Dickinson’s product is more than a racing surface; his pride and passion are part and parcel of any Tapeta deal, and he often travels to check on his tracks. “My feet can tell me. I like to feel it and I like to have a little dig with my hands. I like to run on them because I can tell how they perform when I run on them. I try and go barefoot whenever I can, but I don’t do it in the winter, and I can’t do it in the summer because it gets too hot.” A barefoot man running around racetrack doesn’t always go over well with an unsuspecting security detail, which inevitably gives chase. Once, he told the guards, “If you can’t catch a 58-year-old man I don’t feel sorry for you!” Another time, running in the evening, “This guy comes over in his truck and drives along next to me, stops and comes out in his uniform and says, ‘Please tell me you work here!’” His favorite incident was in Korea. “You know, I don’t look like many Koreans. I’m running around in my shorts testing it out and the security man was absolutely freaking out. He was peddling as fast as he could on his bike blowing his whistle” – Dickinson blows an imaginary whistle – “absolutely freaking out having about three heart attacks at once.” The man didn’t speak English, and Dickinson kept on going.


With training roots in two major racing countries and the ever-expanding reach of Tapeta, where does he see our sport headed? He believes, not surprisingly, that synthetics are going to become more prevalent as they improve, and that the ProCush whip mandatory in England and U.S. steeplechases will gain popularity in North America. The Europeans exercise strict rules on overuse of the whip, and Dickinson says, “That’s the way it needs to be. No one’s ever been called up for not hitting the horse enough.” From a health-of-the-industry angle, he sees a better product in England, where “the punter has tremendous choice. Some would argue that the bookmakers take too much out of racing and don’t give enough back. However, they do a marvelous job of marketing our sport. They take it to the public, they take it to the betting offices and they started SIS. I remember when we were at school, we would start betting on the Derby and the Grand National six months before. That’s always fun to try and have a pound on a horse at 500-1 six months before the race. Contrast America with the Kentucky Derby. Of 700 horses entered in February, we can only bet on 17 of them. It’s pathetic. We did better with the quill and ink 40 years ago than the so-called computers are doing now. In America, we don’t have a good enough racing product to make it attractive for enough bettors, and that’s a big stumbling block. We are handicapped, and the racetracks have to conduct their betting with 50-year-old laws which are way outdated.


“I enjoy racing anywhere around the world,” he goes on to say. “Arc Day in France is good. I don’t think there’s anything more exciting than Dubai World Cup Day. That’s terrific. After the fourth race they have a tremendous show there – fireworks, acrobats.
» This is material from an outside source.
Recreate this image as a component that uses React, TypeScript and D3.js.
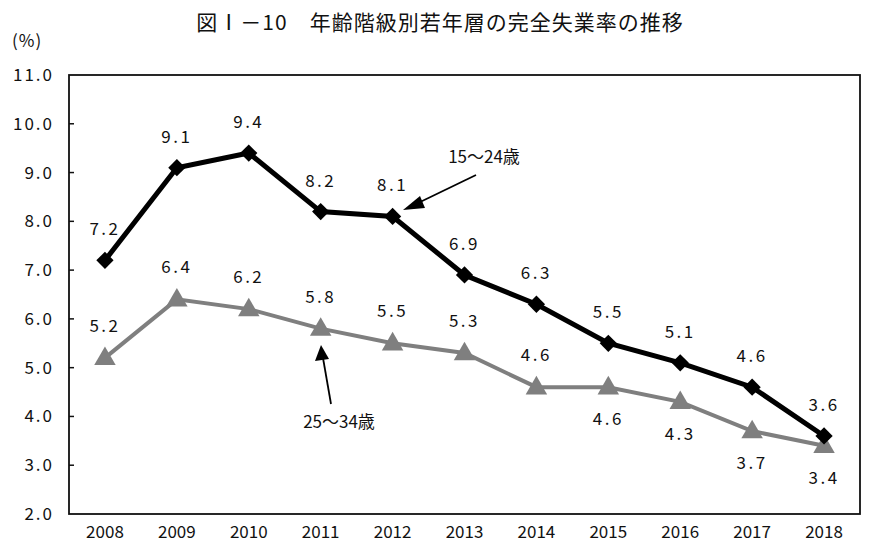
import React from "react";
import * as d3 from "d3";

const years = ["2008","2009","2010","2011","2012","2013","2014","2015","2016","2017","2018"];
const youth15to24 = [7.2, 9.1, 9.4, 8.2, 8.1, 6.9, 6.3, 5.5, 5.1, 4.6, 3.6];
const youth25to34 = [5.2, 6.4, 6.2, 5.8, 5.5, 5.3, 4.6, 4.6, 4.3, 3.7, 3.4];
const yTicks = [2, 3, 4, 5, 6, 7, 8, 9, 10, 11];
// label placement for the grey series: above (true) or below (false)
const greyAbove = [true, true, true, true, true, true, true, false, false, false, false];

const W = 884, H = 549;
const M = { left: 69, right: 24, top: 75, bottom: 35 };
const FONT = "'Noto Sans CJK JP', 'Noto Sans', sans-serif";

export default function App() {
  const x = d3.scaleBand().domain(years).range([M.left, W - M.right]);
  const y = d3.scaleLinear().domain([2, 11]).range([H - M.bottom, M.top]);
  const cx = (i: number) => (x(years[i]) as number) + x.bandwidth() / 2;
  const line = d3.line<number>().x((_, i) => cx(i)).y((d) => y(d));
  const fmt = (v: number) => v.toFixed(1);

  const diamond = d3.symbol().type(d3.symbolDiamond2).size(190)();
  const tri = d3.symbol().type(d3.symbolTriangle).size(200)();

  return (
    <svg width={W} height={H} style={{ position: "absolute", left: 0, top: 0, background: "#fff" }} fontFamily={FONT}>
      <rect width={W} height={H} fill="#fff" />
      <text x={440} y={30} textAnchor="middle" fontSize={21} fill="#111" letterSpacing={1}>図Ⅰ－10　年齢階級別若年層の完全失業率の推移</text>
      <text x={12} y={47} fontSize={17} fill="#111" letterSpacing={1}>(%)</text>

      {/* y axis labels and ticks */}
      {yTicks.map((t) => (
        <g key={t}>
          <text x={54} y={y(t) + 6} textAnchor="end" fontSize={17} fill="#111" letterSpacing={2}>{fmt(t)}</text>
          {t !== 2 && t !== 11 && <line x1={M.left} x2={M.left + 5} y1={y(t)} y2={y(t)} stroke="#111" strokeWidth={1.5} />}
        </g>
      ))}
      {/* plot frame */}
      <rect x={M.left} y={M.top} width={W - M.right - M.left} height={H - M.bottom - M.top} fill="none" stroke="#111" strokeWidth={1.8} />

      {/* x labels */}
      {years.map((yr, i) => (
        <text key={yr} x={cx(i)} y={H - 11} textAnchor="middle" fontSize={17} fill="#111">{yr}</text>
      ))}

      {/* grey series */}
      <path d={line(youth25to34) || ""} fill="none" stroke="#7f7f7f" strokeWidth={4} />
      {youth25to34.map((v, i) => (
        <path key={i} d={tri || ""} transform={`translate(${cx(i)},${y(v) + 1})`} fill="#7f7f7f" />
      ))}

      {/* black series */}
      <path d={line(youth15to24) || ""} fill="none" stroke="#000" strokeWidth={5} />
      {youth15to24.map((v, i) => (
        <path key={i} d={diamond || ""} transform={`translate(${cx(i)},${y(v)})`} fill="#000" />
      ))}

      {/* value labels */}
      {youth15to24.map((v, i) => (
        <text key={"b" + i} x={cx(i)} y={y(v) - 25} textAnchor="middle" fontSize={17} fill="#111" letterSpacing={2.5}>{fmt(v)}</text>
      ))}
      {youth25to34.map((v, i) => (
        <text key={"g" + i} x={cx(i)} y={greyAbove[i] ? y(v) - 26 : y(v) + 38} textAnchor="middle" fontSize={17} fill="#111" letterSpacing={2.5}>{fmt(v)}</text>
      ))}

      {/* annotations */}
      <text x={484} y={163} textAnchor="middle" fontSize={17} fill="#111">15～24歳</text>
      <line x1={476} y1={175} x2={416} y2={204} stroke="#000" strokeWidth={1.8} />
      <path d="M403,210 L420,196 L425,208 Z" fill="#000" />
      <text x={339} y={428} textAnchor="middle" fontSize={17} fill="#111">25～34歳</text>
      <line x1={331} y1={404} x2={323} y2={358} stroke="#000" strokeWidth={1.8} />
      <path d="M321,345 L315,361 L329,359 Z" fill="#000" />
    </svg>
  );
}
And they have 19 nations competing, so that’s exciting. I’d like to see the Breeders’ Cup do more to entice more people from around the world.”


With an undocumented number of high-profile racehorses on a legal steroid regiment, Big Brown has become the unwitting poster child for Winstrol. While the arguments persist on the drug’s possible healthful benefits, Dickinson’s stance is that it needs to go if for no other reason than “it’s a bad perception. The public don’t like it. We’ve used anabolic steroids for the last 20 years but it’s going to be abolished in 2009 anyhow.” His opinion on Lasix is that “it’s a kind drug, because when a horse bleeds it hurts him. They think they’re drowning. In a perfect world of course they wouldn’t need it, but the fact is that 75% of horses do bleed, and it hurts them when they bleed, so I’m not totally anti-Lasix.”
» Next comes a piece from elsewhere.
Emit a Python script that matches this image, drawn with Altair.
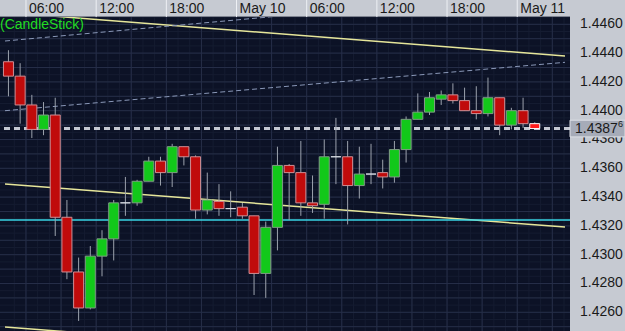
import altair as alt
import pandas as pd

# ---- data (hourly candles, hour counted from May 9 00:00) ----
hours = list(range(4, 50))
opens = [1.4434, 1.4424, 1.4404, 1.4387, 1.4397, 1.4326, 1.4288, 1.4263, 1.4299, 1.4311,
         1.4336, 1.4336, 1.4351, 1.4365, 1.4357, 1.4375, 1.4368, 1.4331, 1.4337, 1.4332,
         1.4333, 1.4327, 1.4287, 1.4319, 1.4362, 1.4357, 1.4336, 1.4335, 1.4368, 1.4368,
         1.4348, 1.4356, 1.4357, 1.4354, 1.4373, 1.4394, 1.4399, 1.4408, 1.4411, 1.4407,
         1.4400, 1.4398, 1.4409, 1.4390, 1.4400, 1.4391]
highs = [1.4442, 1.4433, 1.4411, 1.4406, 1.4409, 1.4338, 1.4298, 1.4306, 1.4317, 1.4338,
         1.4354, 1.4352, 1.4368, 1.4368, 1.4377, 1.4375, 1.4369, 1.4357, 1.4349, 1.4344,
         1.4336, 1.4327, 1.4323, 1.4375, 1.4363, 1.4379, 1.4355, 1.4380, 1.4395, 1.4379,
         1.4375, 1.4377, 1.4366, 1.4379, 1.4396, 1.4412, 1.4413, 1.4414, 1.4419, 1.4416,
         1.4417, 1.4423, 1.4409, 1.4402, 1.4409, 1.4392]
lows = [1.4410, 1.4391, 1.4381, 1.4383, 1.4313, 1.4283, 1.4254, 1.4262, 1.4285, 1.4296,
        1.4327, 1.4334, 1.4351, 1.4348, 1.4347, 1.4362, 1.4325, 1.4328, 1.4327, 1.4326,
        1.4325, 1.4272, 1.4270, 1.4303, 1.4324, 1.4327, 1.4329, 1.4325, 1.4349, 1.4321,
        1.4339, 1.4349, 1.4346, 1.4350, 1.4364, 1.4394, 1.4397, 1.4404, 1.4405, 1.4400,
        1.4394, 1.4396, 1.4383, 1.4387, 1.4388, 1.43876]
closes = [1.4424, 1.4404, 1.4387, 1.4397, 1.4326, 1.4288, 1.4263, 1.4299, 1.4311, 1.4336,
          1.4336, 1.4351, 1.4365, 1.4357, 1.4375, 1.4368, 1.4331, 1.4338, 1.4332, 1.4332,
          1.4327, 1.4287, 1.4319, 1.4362, 1.4357, 1.4336, 1.4334, 1.4368, 1.4368, 1.4348,
          1.4356, 1.4356, 1.4354, 1.4373, 1.4394, 1.4399, 1.4409, 1.4411, 1.4407, 1.4400,
          1.4398, 1.4409, 1.4390, 1.4400, 1.4391, 1.43876]

# trend lines: (id, hour, price)
line_ids = ["up_y", "up_y", "mid_y", "mid_y", "low_y", "low_y"]
line_hours = [4.206, 52.085, 4.206, 52.085, 4.206, 52.085]
line_prices = [1.44683, 1.44380, 1.43491, 1.43192, 1.42498, 1.42199]

dash_ids = ["d1", "d1", "d2", "d2"]
dash_hours = [4.206, 52.085, 4.206, 52.085]
dash_prices = [1.44484, 1.44838, 1.44000, 1.44336]

support_level = [1.43241]
last_price = [1.43876]

tick_hours = [6, 12, 18, 24, 30, 36, 42, 48]
tick_labels = ["06:00", "12:00", "18:00", "May 10", "06:00", "12:00", "18:00", "May 11"]

price_ticks = [1.4260, 1.4280, 1.4300, 1.4320, 1.4340, 1.4360, 1.4380, 1.4400, 1.4420, 1.4440, 1.4460]

# ---- frames ----
df = pd.DataFrame({"hour": hours, "open": opens, "high": highs, "low": lows, "close": closes})
kinds = []
for i, (o, c) in enumerate(zip(opens, closes)):
    if i == len(opens) - 1:
        kinds.append("live")
    elif c > o:
        kinds.append("up")
    elif c < o:
        kinds.append("down")
    else:
        kinds.append("doji")
df["kind"] = kinds

lines_df = pd.DataFrame({"id": line_ids, "hour": line_hours, "price": line_prices})
dash_df = pd.DataFrame({"id": dash_ids, "hour": dash_hours, "price": dash_prices})
sup_df = pd.DataFrame({"price": support_level})
last_df = pd.DataFrame({"price": last_price})
xt_df = pd.DataFrame({"hour": tick_hours, "label": tick_labels})
yt_df = pd.DataFrame({"price": price_ticks})

FONT = "Liberation Sans"
xscale = alt.Scale(domain=[4.206, 52.085], nice=False, zero=False)
yscale = alt.Scale(domain=[1.424701, 1.446507], nice=False, zero=False)

FAINT = "#151c31"
MAJOR = "#262e48"

# grid lines generated in-spec
gy_minor = alt.Chart(alt.sequence(1.4250, 1.4466, 0.0005, as_="v")).mark_rule(
    color=FAINT, strokeWidth=1).encode(y=alt.Y("v:Q", scale=yscale, axis=None))
gy_major = alt.Chart(alt.sequence(1.4250, 1.4466, 0.0010, as_="v")).mark_rule(
    color=MAJOR, strokeWidth=1).encode(y=alt.Y("v:Q", scale=yscale, axis=None))
gx_minor = alt.Chart(alt.sequence(5, 53, 1, as_="v")).mark_rule(
    color=FAINT, strokeWidth=1).encode(x=alt.X("v:Q", scale=xscale, axis=None))
gx_major = alt.Chart(alt.sequence(6, 53, 3, as_="v")).mark_rule(
    color=MAJOR, strokeWidth=1).encode(x=alt.X("v:Q", scale=xscale, axis=None))

base = alt.Chart(df).transform_calculate(mid="datum.hour + 0.5")

wicks = base.mark_rule(color="#9ca2ad", strokeWidth=1).encode(
    x=alt.X("mid:Q", scale=xscale, axis=None),
    y=alt.Y("low:Q", scale=yscale, axis=None),
    y2="high:Q",
)

kind_dom = ["up", "down", "doji", "live"]
bodies = base.mark_bar(size=10, strokeWidth=1).encode(
    x=alt.X("mid:Q", scale=xscale, axis=None),
    y=alt.Y("open:Q", scale=yscale, axis=None),
    y2="close:Q",
    fill=alt.Fill("kind:N", scale=alt.Scale(domain=kind_dom,
                  range=["#12c81a", "#c00b0b", "#c8ccd4", "#ff1c1c"]), legend=None),
    stroke=alt.Stroke("kind:N", scale=alt.Scale(domain=kind_dom,
                      range=["#7f9c84", "#cf8f95", "#d6dae2", "#ffffff"]), legend=None),
)

trend = alt.Chart(lines_df).mark_line(color="#e6e69a", strokeWidth=1.5, clip=True).encode(
    x=alt.X("hour:Q", scale=xscale, axis=None),
    y=alt.Y("price:Q", scale=yscale, axis=None),
    detail="id:N",
)

dashed = alt.Chart(dash_df).mark_line(color="#8a98b8", strokeWidth=1, strokeDash=[5, 3], clip=True).encode(
    x=alt.X("hour:Q", scale=xscale, axis=None),
    y=alt.Y("price:Q", scale=yscale, axis=None),
    detail="id:N",
)

support = alt.Chart(sup_df).mark_rule(color="#38d4e4", strokeWidth=1.5).encode(
    y=alt.Y("price:Q", scale=yscale, axis=None),
)

price_line = alt.Chart(last_df).mark_rule(color="#c4c8d2", strokeWidth=3, strokeDash=[6, 4]).encode(
    y=alt.Y("price:Q", scale=yscale, axis=None),
)

# axis labels as text marks placed by the scales
x_labels = alt.Chart(xt_df).mark_text(
    align="left", baseline="middle", font=FONT, fontSize=14, color="#1a1a1a", dx=3, clip=False
).encode(x=alt.X("hour:Q", scale=xscale, axis=None), y=alt.value(-8.5), text="label:N")

y_labels = alt.Chart(yt_df).mark_text(
    align="left", baseline="middle", font=FONT, fontSize=14, color="#1a1a1a", clip=False
).encode(x=alt.value(580), y=alt.Y("price:Q", scale=yscale, axis=None),
         text=alt.Text("price:Q", format=".4f"))

price_box = alt.Chart(last_df).transform_calculate(
    lo="datum.price - 0.00058", hi="datum.price + 0.00058"
).mark_rect(fill="#a6abb8", stroke="#dde0e6", strokeWidth=1, clip=False).encode(
    x=alt.value(570), x2=alt.value(625),
    y=alt.Y("lo:Q", scale=yscale, axis=None), y2="hi:Q",
)

price_text = alt.Chart(last_df).transform_calculate(
    main="substring(format(datum.price, '.5f'), 0, 6)",
    sup="substring(format(datum.price, '.5f'), 6, 7)",
)
price_main = price_text.mark_text(align="left", baseline="middle", font=FONT, fontSize=14,
                                  color="#1a1a1a", clip=False).encode(
    x=alt.value(575), y=alt.Y("price:Q", scale=yscale, axis=None), text="main:N")
price_sup = price_text.mark_text(align="left", baseline="middle", font=FONT, fontSize=9,
                                 color="#1a1a1a", dy=-5, clip=False).encode(
    x=alt.value(618), y=alt.Y("price:Q", scale=yscale, axis=None), text="sup:N")

separators = alt.Chart(xt_df).mark_rule(color="#eef0f4", strokeWidth=1, clip=False).encode(
    x=alt.X("hour:Q", scale=xscale, axis=None), y=alt.value(-17), y2=alt.value(0),
)

title_text = alt.Chart(pd.DataFrame({"t": ["(CandleStick)"]})).mark_text(
    align="left", baseline="middle", font=FONT, fontSize=14, color="#22dc22"
).encode(x=alt.value(0), y=alt.value(8), text="t:N")

chart = alt.layer(
    gx_minor, gy_minor, gx_major, gy_major,
    trend, dashed, support, price_line, wicks, bodies,
    x_labels, y_labels, separators,
    price_box, price_main, price_sup, title_text
).properties(
    width=570, height=314,
    padding={"left": 0, "top": 17, "right": 55, "bottom": 0},
    autosize="none",
    background="#c6cad2",
).configure_view(fill="#0c1226", stroke=None)

chart.save("out.html", embed_options={"renderer": "svg", "actions": False})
Towards the end of our conversation, he says, “I’m just a farm boy from Maryland doing the best he can.” Surely he’s joking. Surely not “just a farm boy from Maryland” – or England – is this successful jockey, trainer, miracle worker and inventor of the Tapeta footing? Surely the first thing people ask when they meet him is about the Famous Five, the 12-winners-in-a-day, or Da Hoss? Surely that’s what we’re thinking? “I prefer not to know. They’re very nice but I’m sure they realise I’ve messed up a few times, and I hope they’ll forgive me for it.” His biggest mistake? “I don’t know how to answer that. I’ll have to think about that one. I just don’t know which is my biggest mistake.” He laughs. “Anyhow, you can’t help that. We all make mistakes. The man who never made a mistake never made anything, and I’ve always been a pioneer, an adventurer.” Ah! We’re seeing through this farm boy façade now. “I’ve always tried to think outside the box, and sometimes when you do things differently you do it the wrong way. But I accept that.”
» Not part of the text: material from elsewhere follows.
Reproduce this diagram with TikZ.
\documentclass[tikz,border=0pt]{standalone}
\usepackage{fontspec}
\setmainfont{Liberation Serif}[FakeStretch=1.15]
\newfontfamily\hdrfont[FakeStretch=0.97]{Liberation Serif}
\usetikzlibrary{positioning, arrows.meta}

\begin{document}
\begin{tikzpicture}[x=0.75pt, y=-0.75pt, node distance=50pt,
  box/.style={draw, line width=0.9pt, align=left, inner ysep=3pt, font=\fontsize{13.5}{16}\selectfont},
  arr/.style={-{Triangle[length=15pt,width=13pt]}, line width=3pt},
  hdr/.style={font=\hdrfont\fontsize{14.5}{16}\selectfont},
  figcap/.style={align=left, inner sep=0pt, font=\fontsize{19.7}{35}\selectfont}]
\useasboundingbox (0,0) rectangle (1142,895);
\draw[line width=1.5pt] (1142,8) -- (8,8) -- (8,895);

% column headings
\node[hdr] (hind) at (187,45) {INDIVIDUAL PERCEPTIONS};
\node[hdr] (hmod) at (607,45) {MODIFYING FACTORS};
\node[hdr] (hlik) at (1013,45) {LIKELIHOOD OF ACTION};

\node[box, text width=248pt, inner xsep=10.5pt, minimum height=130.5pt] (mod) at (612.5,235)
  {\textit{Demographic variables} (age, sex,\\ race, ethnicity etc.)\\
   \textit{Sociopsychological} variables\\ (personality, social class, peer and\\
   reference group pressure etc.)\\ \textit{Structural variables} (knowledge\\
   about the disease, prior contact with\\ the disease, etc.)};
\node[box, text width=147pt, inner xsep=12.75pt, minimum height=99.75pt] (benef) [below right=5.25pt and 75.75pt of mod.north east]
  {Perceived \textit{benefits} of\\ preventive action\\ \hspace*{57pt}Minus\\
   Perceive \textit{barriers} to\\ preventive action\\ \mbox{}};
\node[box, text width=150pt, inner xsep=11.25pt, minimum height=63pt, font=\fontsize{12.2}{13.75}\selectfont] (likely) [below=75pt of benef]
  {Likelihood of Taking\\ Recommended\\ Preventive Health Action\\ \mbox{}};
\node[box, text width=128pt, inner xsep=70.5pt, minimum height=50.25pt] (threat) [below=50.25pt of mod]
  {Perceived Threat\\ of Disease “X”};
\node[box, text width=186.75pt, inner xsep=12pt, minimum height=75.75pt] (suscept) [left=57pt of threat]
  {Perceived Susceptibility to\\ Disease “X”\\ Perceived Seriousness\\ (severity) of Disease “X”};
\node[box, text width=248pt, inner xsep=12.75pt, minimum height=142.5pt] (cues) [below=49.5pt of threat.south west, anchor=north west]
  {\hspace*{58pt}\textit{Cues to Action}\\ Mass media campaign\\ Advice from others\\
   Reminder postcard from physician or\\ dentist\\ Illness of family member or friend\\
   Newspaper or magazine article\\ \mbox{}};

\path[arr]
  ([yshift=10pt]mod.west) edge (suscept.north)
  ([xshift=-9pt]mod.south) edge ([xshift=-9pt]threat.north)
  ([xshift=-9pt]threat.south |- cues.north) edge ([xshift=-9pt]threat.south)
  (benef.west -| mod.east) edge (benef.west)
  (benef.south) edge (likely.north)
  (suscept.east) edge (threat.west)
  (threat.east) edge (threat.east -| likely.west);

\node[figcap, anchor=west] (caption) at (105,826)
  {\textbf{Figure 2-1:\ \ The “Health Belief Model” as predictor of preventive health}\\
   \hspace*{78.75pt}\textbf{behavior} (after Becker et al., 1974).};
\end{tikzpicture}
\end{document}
Judging by the type of horses by which he has earned his “Mad Genius” label, Dickinson could be depicted as tilting at windmills, but he is no Don Quixote. Da Hoss; A Huevo, who won the Grade 1 DeFrancis Memorial Dash at seven; former $13,000 claimer Cetewayo, sidelined by multiple injuries, a Grade 1 winner at the age of eight; and Business is Boomin, who triumphed in his first race since May 8, 1992 on May 8, 1997. Six of the latter-named gelding’s seven career wins came in that 8-year-old season. Dickinson is quick to downplay accolades. “Nobody in their right mind would have tried, would they?” At the end of the day, all he really wants is something simple: “I want to do something good, make the world a better place. I want to do all I can for racing. I want to change all the surfaces of the world. I want to repay the horse for all he’s done to me. I would like to play a part in the racing industry, a constructive part, and I hope I produce good surfaces will keep horses sounder and produce good racing.”

In the midst of a heat wave, the temperature relents and our interview comes to a close. An evening walk across Tapeta, Latin for “carpet,” is pleasant, the Dickinsonian energy that runs throughout the farm feeling like a coiled spring about to be set loose, as a storm transforms the electricity from figurative to literal. The sky is ablaze, not unlike the mind of the “Mad Genius.”